From LSpriteSheet.cpp
void LSpriteSheet::renderSprite( int index )
{
//Sprite sheet data exists
if( mVertexDataBuffer != NULL )
{
//Set texture
glBindTexture( GL_TEXTURE_2D, getTextureID() );
//Enable vertex and texture coordinate arrays
glEnableClientState( GL_VERTEX_ARRAY );
glEnableClientState( GL_TEXTURE_COORD_ARRAY );
//Bind vertex data
glBindBuffer( GL_ARRAY_BUFFER, mVertexDataBuffer );
//Set texture coordinate data
glTexCoordPointer( 2, GL_FLOAT, sizeof(LVertexData2D), (GLvoid*) offsetof( LVertexData2D, texCoord ) );
//Set vertex data
glVertexPointer( 2, GL_FLOAT, sizeof(LVertexData2D), (GLvoid*) offsetof( LVertexData2D, position ) );
//Draw quad using vertex data and index data
glBindBuffer( GL_ELEMENT_ARRAY_BUFFER, mIndexBuffers[ index ] );
glDrawElements( GL_QUADS, 4, GL_UNSIGNED_INT, NULL );
//Disable vertex and texture coordinate arrays
glDisableClientState( GL_TEXTURE_COORD_ARRAY );
glDisableClientState( GL_VERTEX_ARRAY );
}
}
Finally in our renderSprite() function, we bind our monolothic VBO with our vertex and texture coordinates and render using the sprite's specific IBO.
From LUtil.cpp
#include "LUtil.h" #include <IL/il.h> #include <IL/ilu.h> #include "LSpriteSheet.h" //Sprite sheet LSpriteSheet gArrowSprites;
At the top of LUtil.cpp, we declare our sprite sheet.
From LUtil.cpp
bool loadMedia()
{
//Load texture
if( !gArrowSprites.loadTextureFromFile( "19_sprite_sheets/arrows.png" ) )
{
printf( "Unable to load sprite sheet!\n" );
return false;
}
//Set clips
LFRect clip = { 0.f, 0.f, 128.f, 128.f };
//Top left
clip.x = 0.f;
clip.y = 0.f;
gArrowSprites.addClipSprite( clip );
//Top right
clip.x = 128.f;
clip.y = 0.f;
gArrowSprites.addClipSprite( clip );
//Bottom left
clip.x = 0.f;
clip.y = 128.f;
gArrowSprites.addClipSprite( clip );
//Bottom right
clip.x = 128.f;
clip.y = 128.f;
gArrowSprites.addClipSprite( clip );
//Generate VBO
if( !gArrowSprites.generateDataBuffer() )
{
printf( "Unable to clip sprite sheet!\n" );
return false;
}
return true;
}
In loadMedia(), we load our sprite sheet texture as we would with a plain LTexture.

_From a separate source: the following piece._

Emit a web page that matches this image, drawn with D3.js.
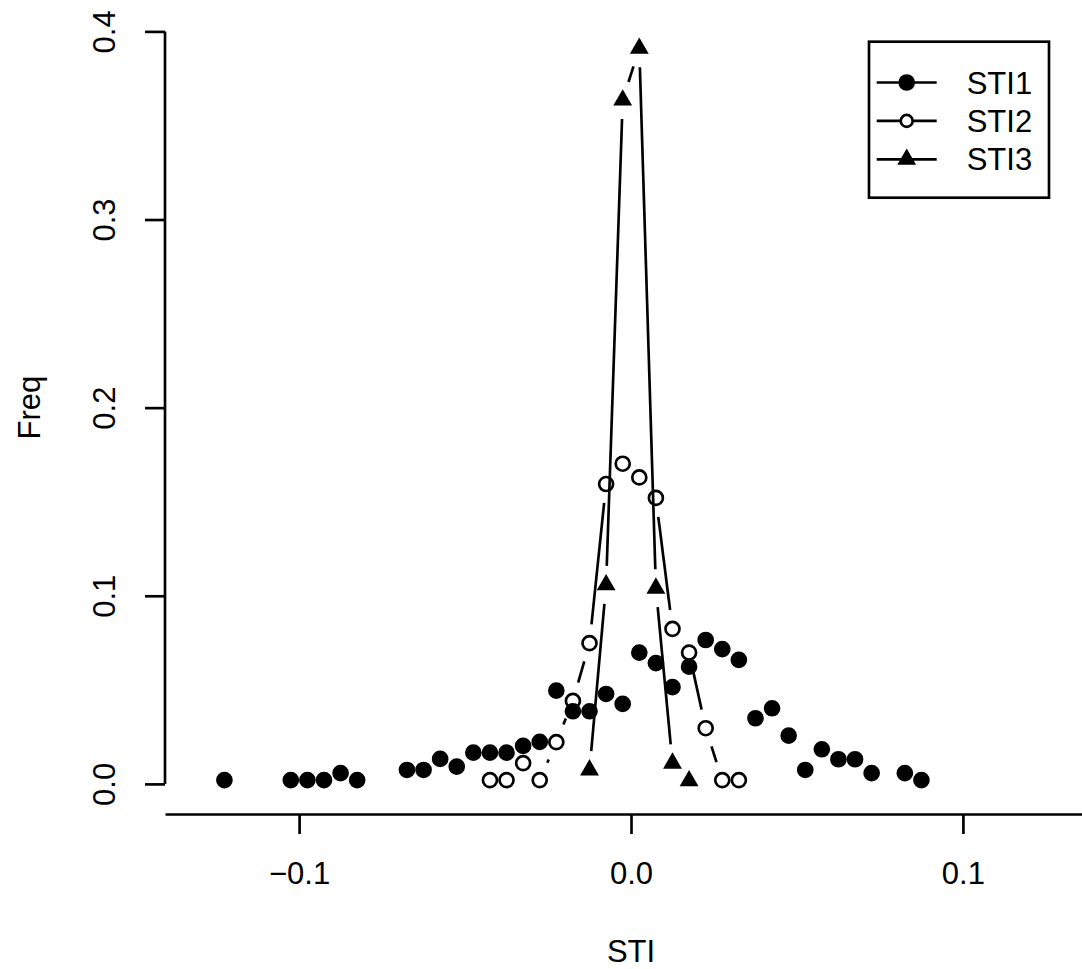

Then we the clip rectangles from each sprite. Lastly, we generate the data buffers from the
clip rectangles.
From LUtil.cpp
void render()
{
//Clear color buffer
glClear( GL_COLOR_BUFFER_BIT );
//Render top left arrow
glLoadIdentity();
glTranslatef( 64.f, 64.f, 0.f );
gArrowSprites.renderSprite( 0 );
//Render top right arrow
glLoadIdentity();
glTranslatef( SCREEN_WIDTH - 64.f, 64.f, 0.f );
gArrowSprites.renderSprite( 1 );
//Render bottom left arrow
glLoadIdentity();
glTranslatef( 64.f, SCREEN_HEIGHT - 64.f, 0.f );
gArrowSprites.renderSprite( 2 );
//Render bottom right arrow
glLoadIdentity();
glTranslatef( SCREEN_WIDTH - 64.f, SCREEN_HEIGHT - 64.f, 0.f );
gArrowSprites.renderSprite( 3 );
//Update screen
glutSwapBuffers();
}
Finally in the render() function, we render each of the sprites in the 4 corners.